Video Transcript
The power of an engine at time 𝑡
seconds is given by 𝑃 of 𝑡 is equal to 12𝑡 squared plus eight 𝑡 watts. Find the work done by the engine
between 𝑡 equals two seconds and 𝑡 equals three seconds.
In this question, we are given an
expression for the power of an engine in terms of 𝑡. We recall that power is the
derivative of work such that 𝑃 is equal to d𝑊 by d𝑡. As integration is the opposite or
inverse of differentiation, the work must be the integral of the power with respect
to 𝑡. We can therefore find an expression
for the work done by integrating 12𝑡 squared plus eight 𝑡 with respect to 𝑡. As we need to find the work done
between 𝑡 equals two and 𝑡 equals three seconds, our lower and upper limits will
be two and three, respectively. This can also be demonstrated
graphically as shown. The work done will be equal to the
area bounded by the curve the vertical lines 𝑡 equals two and 𝑡 equals three and
the horizontal axis.
We can integrate the expression for
power term by term. We recall that the integral of 𝑎𝑥
to the power of 𝑛 with respect to 𝑥 is equal to 𝑎𝑥 to the power of 𝑛 plus one
divided by 𝑛 plus one where 𝑛 is not equal to negative one. In this question, since we’re
dealing with a definite integral, we will not need to include the constant 𝐶. Integrating 12𝑡 squared gives us
12𝑡 cubed over three, which simplifies to four 𝑡 cubed. Integrating eight 𝑡 gives us eight
𝑡 squared over two, which simplifies to four 𝑡 squared.
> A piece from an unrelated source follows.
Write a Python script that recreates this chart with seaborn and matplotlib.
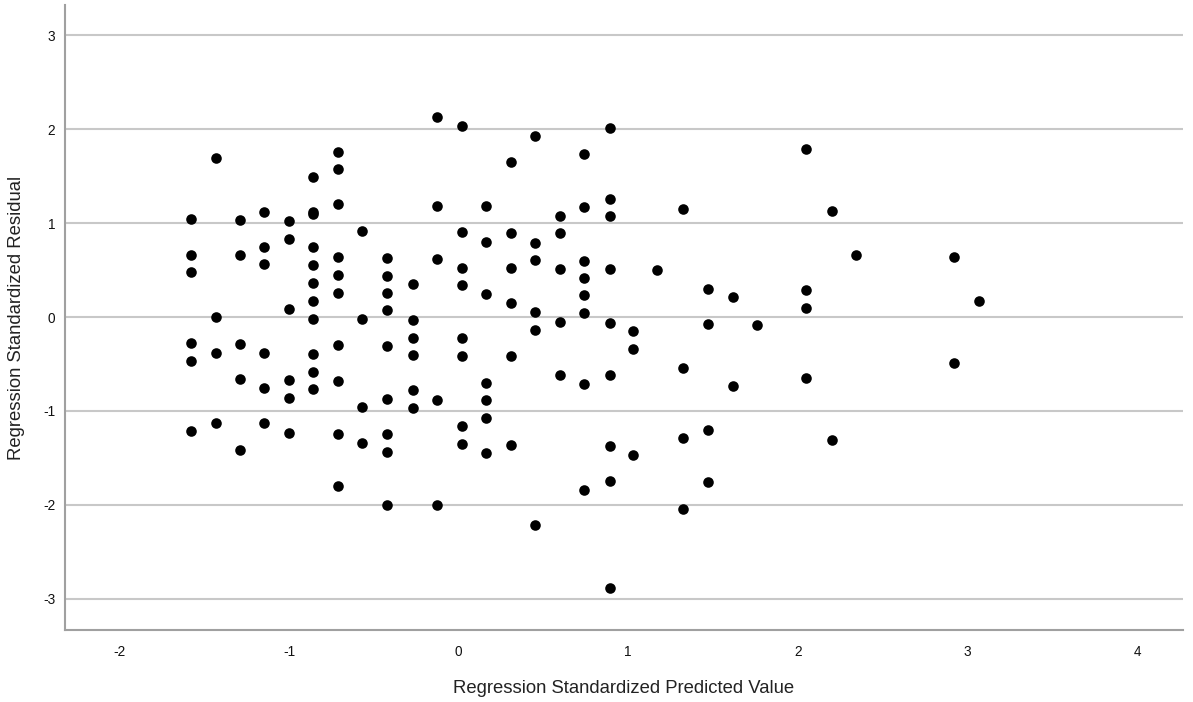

Our next step is to substitute our
upper and lower limits. This gives us four multiplied by
three cubed plus four multiplied by three squared minus four multiplied by two cubed
plus four multiplied by two squared. This in turn simplifies to 144
minus 48, which is equal to 96. Since the power of the engine was
measured in the standard unit of watts, the work will be measured in joules. The work done by the engine between
𝑡 equals two and 𝑡 equals three seconds is 96 joules.